I don’t know how far the implementation of the Land Ceiling Act in UP has advanced. I only know that the demand by Darapuri and his followers will revolutionise the entire political spectrum in this state if it becomes more strident, persistent and all-encompassing. It is a demand that, if conceded, will displease BJP’s voters but has the capacity to give a strong fillip to the status of Dalits in Indian society.

The RSS leadership has been very vocal in welcoming Dalits into the Hindu fold, but most upper-caste Hindus still adhere to the old Brahminical order, with the result that the Dalits continue to feel the pain of discrimination and deprivation. In the villages, their houses are built on the outskirts and the work they do is still of the menial variety. They form the bulk of the landless labourers who work the lands of the owners.

Darapuri’s initiative is bound to change the social order, if it succeeds. But it’s doubtful if it will ever succeed. The vested interests, who have the maximum clout with the government, are bound to resist. His arrest, along with that of 10 others who also find themselves in jail, is a clear sign that the authorities intend to cook his goose at the first whiff of trouble.

The police have planted an attempt-to-murder charge on him and his associates. It was never their intention to murder or even do any bodily harm. Next day’s newspapers did not report any such mayhem, only the storming of the Commissioner’s office and the scattering of files on the tables. But the agitators had to be taught a lesson of the type the CM would approve of.

Darapuri and his friends should be happy if the bulldozer is not used to demolish their houses.
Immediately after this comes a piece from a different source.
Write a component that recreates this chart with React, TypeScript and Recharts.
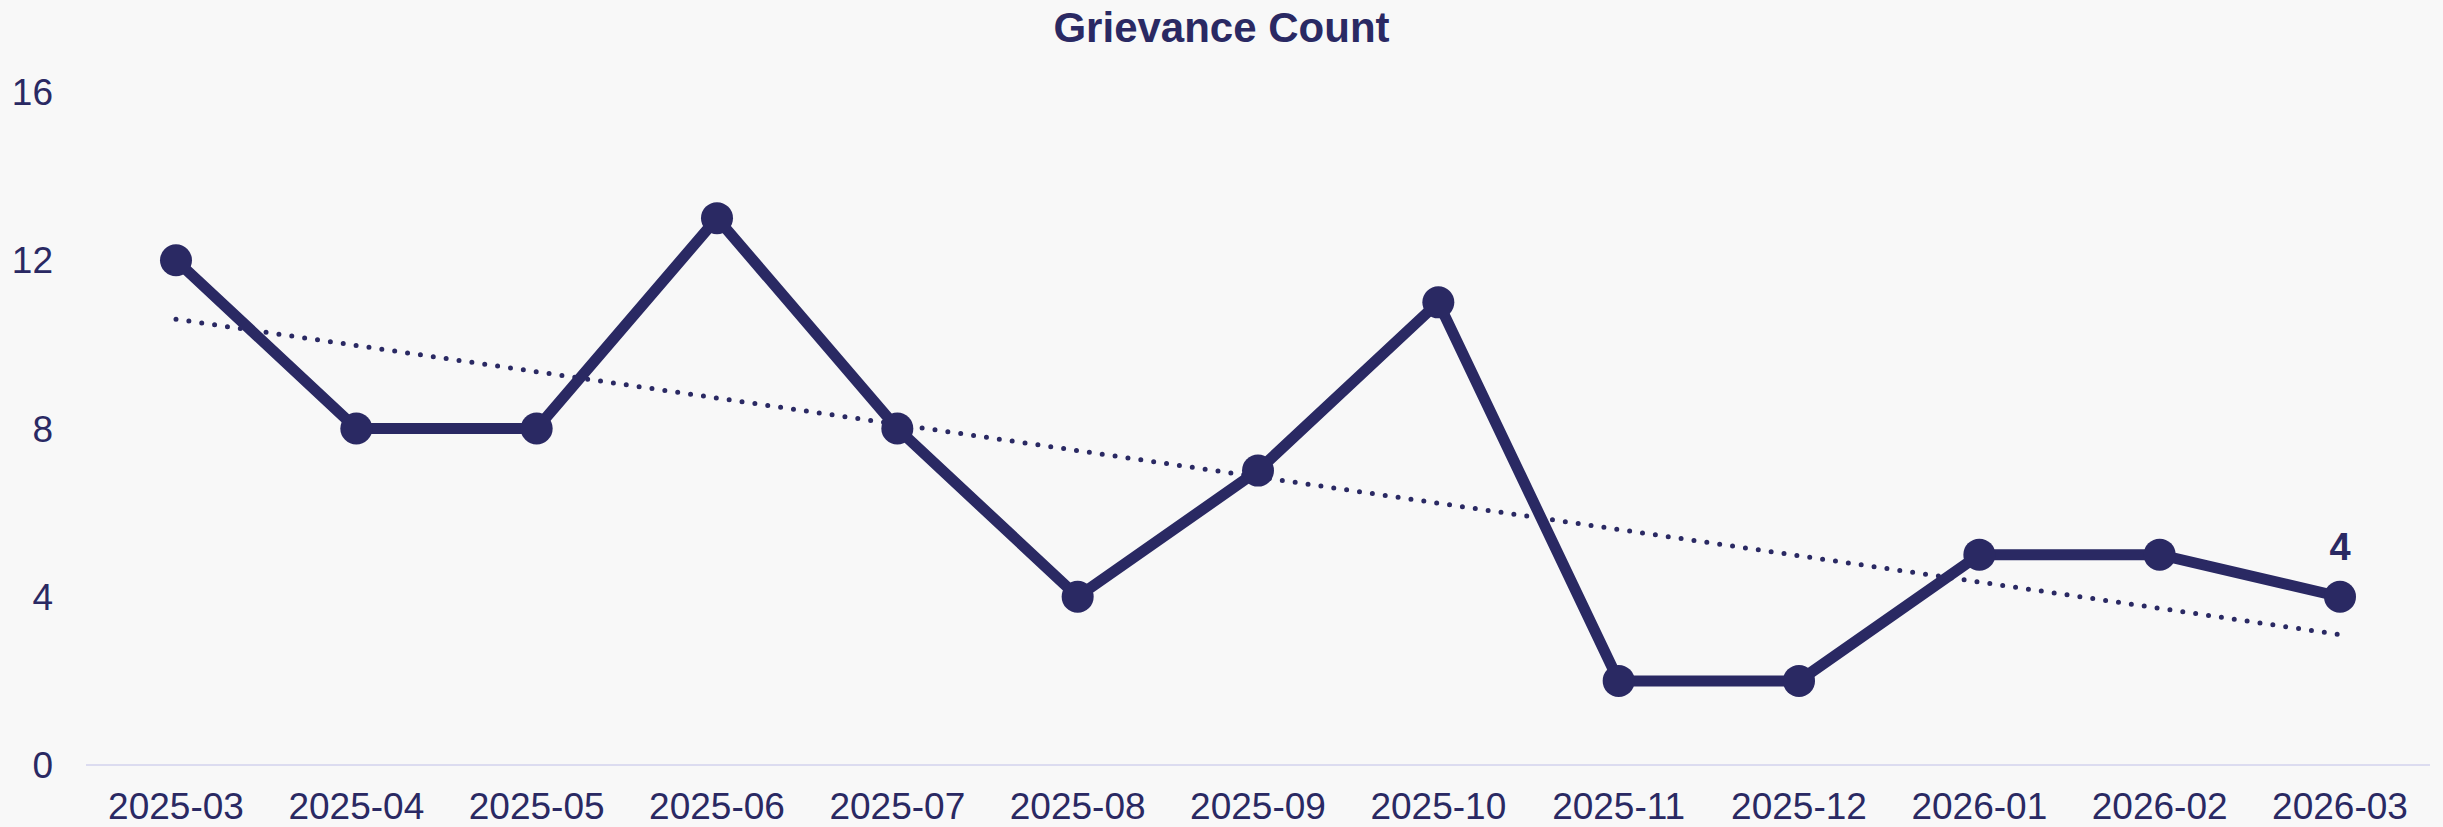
import { LabelList, Line, LineChart, ReferenceLine, XAxis, YAxis } from "recharts";

const months = [
  "2025-03", "2025-04", "2025-05", "2025-06", "2025-07", "2025-08", "2025-09",
  "2025-10", "2025-11", "2025-12", "2026-01", "2026-02", "2026-03",
];
const counts = [12, 8, 8, 13, 8, 4, 7, 11, 2, 2, 5, 5, 4];
const yTicks = [0, 4, 8, 12, 16];
// trend line end points
const trendStart = 10.6;
const trendEnd = 3.1;

const navy = "#2a2963";
const font = "'Liberation Sans', Arial, sans-serif";

const data = months.map((m, i) => ({ month: m, count: counts[i] }));

const LastLabel = (props: any) => {
  const { x, y, value, index } = props;
  if (index !== counts.length - 1) return null;
  return (
    <text x={x} y={y - 37} textAnchor="middle" fill={navy} fontSize={38} fontWeight="bold" fontFamily={font}>
      {value}
    </text>
  );
};

export default function App() {
  return (
    <div style={{ position: "absolute", left: 0, top: 0, width: 2443, height: 827, background: "#f8f8f8" }}>
      <div
        style={{
          position: "absolute",
          top: 7,
          left: 0,
          width: 2443,
          textAlign: "center",
          fontFamily: font,
          fontWeight: "bold",
          fontSize: 42,
          lineHeight: "42px",
          color: navy,
        }}
      >
        Grievance Count
      </div>
      <LineChart width={2443} height={827} data={data} margin={{ top: 92, right: 13, left: 0, bottom: 0 }}>
        <XAxis
          dataKey="month"
          height={62}
          padding={{ left: 90, right: 90 }}
          tickLine={false}
          tickSize={0}
          tickMargin={28}
          axisLine={{ stroke: "#dcdcf0", strokeWidth: 2 }}
          tick={{ fill: navy, fontSize: 37, fontFamily: font }}
          interval={0}
        />
        <YAxis
          width={86}
          domain={[0, 16]}
          ticks={yTicks}
          axisLine={false}
          tickLine={false}
          tickSize={0}
          tickMargin={33}
          tick={{ fill: navy, fontSize: 37, fontFamily: font }}
        />
        <ReferenceLine
          segment={[
            { x: months[0], y: trendStart },
            { x: months[months.length - 1], y: trendEnd },
          ]}
          stroke={navy}
          strokeWidth={5}
          strokeDasharray="0 13"
          strokeLinecap="round"
        />
        <Line
          type="linear"
          dataKey="count"
          stroke={navy}
          strokeWidth={11}
          dot={{ r: 16, fill: navy, stroke: "none" }}
          activeDot={false}
          isAnimationActive={false}
        >
          <LabelList dataKey="count" content={<LastLabel />} />
        </Line>
      </LineChart>
    </div>
  );
}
In Yogi’s jurisdiction, and now increasingly in other BJP-ruled states like Haryana and Madhya Pradesh, the houses of those accused of rioting and destroying public property are identified for retaliatory destruction by the state. No judicial orders are obtained for such overt punishment. It is Yogi’s law!

The demand for land to poor Dalits is part of the election scenario unfolding before us as 2024 approaches. Darapuri, who had also been arrested during the anti-CAA protests in December 2019, and his friends have asked Dalits not to vote for any party that does not agree to part with one acre of land to every Dalit household. If this demand crystallises and spreads, it will open another front for Modi to face in his quest for a third term as the Prime Minister.